Before that, though, and even after – the final two passes of overtime were also in Fitzgerald's direction – it looked like Palmer made a greater effort to find Fitz.
"I try not to look for any individual guy, because you can get yourself in tough situations like that," Palmer said. "You always want to get
Larry going. You always want to get Mike (Floyd) going, you want to get Smokey (Brown) going, but you've got to fight that urge. That's a dangerous recipe when you're really trying to force a ball to a guy."
"It's not something where I'm in my head thinking, 'I've got to get the ball to Larry,' " Palmer added. "But it's really nice to have him in there in those big moments when it's obvious you need to move the ball."
There is a different feel to Fitzgerald 2015 (or 2016) compared to Fitzgerald 2008. The younger Fitzgerald had his emotional moments after important plays, but as he has aged, Fitzgerald seems to have grasped even tighter his role as the team's emotional bellweather.

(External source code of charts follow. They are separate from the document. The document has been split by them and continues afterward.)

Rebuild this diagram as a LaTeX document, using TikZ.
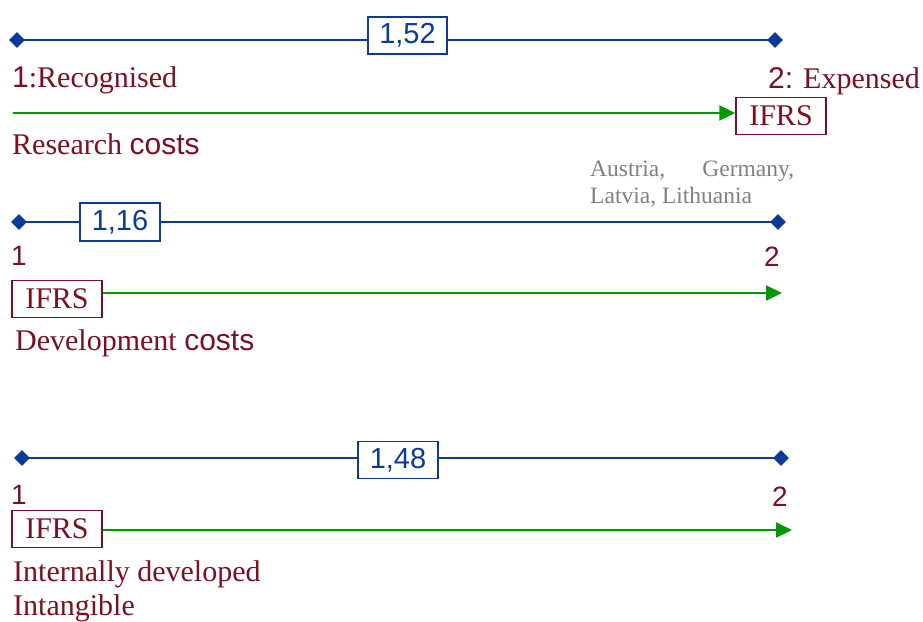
\documentclass[tikz,border=0pt]{standalone}
\usepackage{fontspec}
\setmainfont{Liberation Serif}
\newfontfamily\arial{Liberation Sans}
\usetikzlibrary{arrows.meta,shapes.geometric}
\definecolor{cblue}{HTML}{0B3A9A}
\definecolor{cred}{HTML}{7B1020}
\definecolor{cgreen}{HTML}{009A00}
\definecolor{cgray}{HTML}{808080}
\tikzset{
  dia/.style={diamond,fill=cblue,draw=none,inner sep=0pt,minimum width=16pt,minimum height=16pt},
  bline/.style={draw=cblue,line width=2pt},
  valbox/.style={draw=cblue,line width=1.5pt,fill=white,inner sep=0pt,text=cblue,font=\arial\fontsize{29}{31}\selectfont},
  ifrsbox/.style={draw=cred,line width=1.5pt,fill=white,inner sep=0pt,text=cred,minimum width=90pt,minimum height=37pt,font=\fontsize{30}{34}\selectfont},
  garrow/.style={draw=cgreen,line width=2pt,-{Triangle[length=16pt,width=15pt]}},
  lbl/.style={inner sep=0pt,text=cred,font=\fontsize{30}{34}\selectfont},
  num/.style={inner sep=0pt,text=cred,font=\arial\fontsize{28}{30}\selectfont},
}
\begin{document}
\begin{tikzpicture}[x=1pt,y=-1pt]
\useasboundingbox (0,0) rectangle (923,621);
% ---- Row 1: Research costs
\node[dia] (a1) at (17,40) {};
\node[dia] (a2) at (775,40) {};
\draw[bline] (a1.center) -- (a2.center);
\node[valbox,minimum width=79pt,minimum height=37pt] (v1) at (407.5,35.5) {1,52};
\node[lbl,anchor=base west] (r1) at (12,87) {{\arial 1}:Recognised};
\node[lbl,anchor=base east] (e1) at (920,88) {{\arial 2:} Expensed};
\node[ifrsbox] (i1) at (781,116) {IFRS};
\coordinate (g1) at (13,113);
\draw[garrow] (g1) -- (i1.west|-g1);
\node[lbl,anchor=base west] (t1) at (12,154) {Research {\arial costs}};
% ---- gray note
\node[inner sep=0pt,anchor=north west,align=left,text=cgray,font=\fontsize{23.5}{27}\selectfont] (note) at (590,161) {\hbox to 204pt{Austria,\hfill Germany,}\\Latvia, Lithuania};
% ---- Row 2: Development costs
\node[dia] (b1) at (19,222) {};
\node[dia] (b2) at (778,222) {};
\draw[bline] (b1.center) -- (b2.center);
\node[valbox,minimum width=80pt,minimum height=38pt] (v2) at (120,222) {1,16};
\node[num,anchor=base west] (n21) at (11,265) {1};
\node[num,anchor=base west] (n22) at (764,266) {2};
\node[ifrsbox] (i2) at (57,299) {IFRS};
\coordinate (g2) at (782,293);
\draw[garrow] (i2.east|-g2) -- (g2);
\node[lbl,anchor=base west] (t2) at (15,350) {Development {\arial costs}};
% ---- Row 3: Internally developed intangible
\node[dia] (c1) at (22,458) {};
\node[dia] (c2) at (781,458) {};
\draw[bline] (c1.center) -- (c2.center);
\node[valbox,minimum width=80pt,minimum height=37pt] (v3) at (398,460) {1,48};
\node[num,anchor=base west] (n31) at (11,504) {1};
\node[num,anchor=base west] (n32) at (772,506) {2};
\node[ifrsbox] (i3) at (57,529) {IFRS};
\coordinate (g3) at (792,530);
\draw[garrow] (i3.east|-g3) -- (g3);
\node[lbl,anchor=base west] (t3) at (13,581) {Internally developed};
\node[lbl,anchor=base west] (t4) at (13,615) {Intangible};
\end{tikzpicture}
\end{document}
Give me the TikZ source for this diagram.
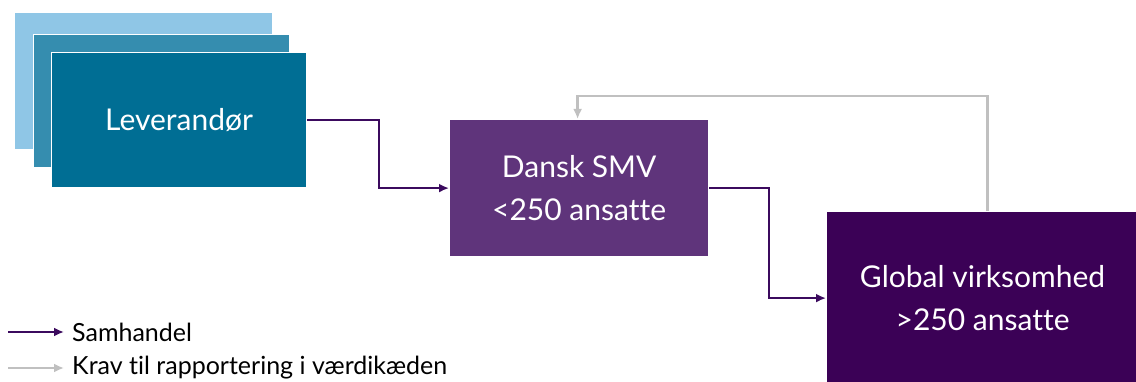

It only takes a key first down catch to bring out the primal Fitzgerald, the one featured on a Sports Illustrated cover this week. That's the Fitzgerald that draws out the loudest "Lar-ry! Lar-ry!" chants from the home crowd, and the one who seems to spur his own sideline.
"He's the key," offensive coordinator Harold Goodwin said. "He's a leader. When he gets motivated or excited, you can tell it kind of spreads out to everybody else on the team. Larry's a team guy. Anybody that scores, Larry's the first person to congratulate them. Emotionally, he's huge to us.
"All the years I've been in this league, I've never seen a guy actually take over a game like that, like he did. He basically took over the game and it was good to have him on our team."
He may deflect the praise to the quarterbacks that have thrown him the ball, but Fitzgerald is right that he alone can't dictate his impact Sunday against the Panthers. It's unlikely he'll repeat his playoff trip there from 2008, but then again, it was unlikely he'd explode against the Packers like he did.
Not an old Fitz, but the Fitz of old.
"In the second half and overtime, Fitz took over the game," Campbell said. "Everybody puts their hand in the pile, but there is no doubt in my mind Fitz put them on his back.
"With Fitz, you can tell he has that desire. Put the ball in his hands and good things are going to happen. He's gifted and works really hard and he wants it really bad. There's no reason not to give a guy with his talents the ball."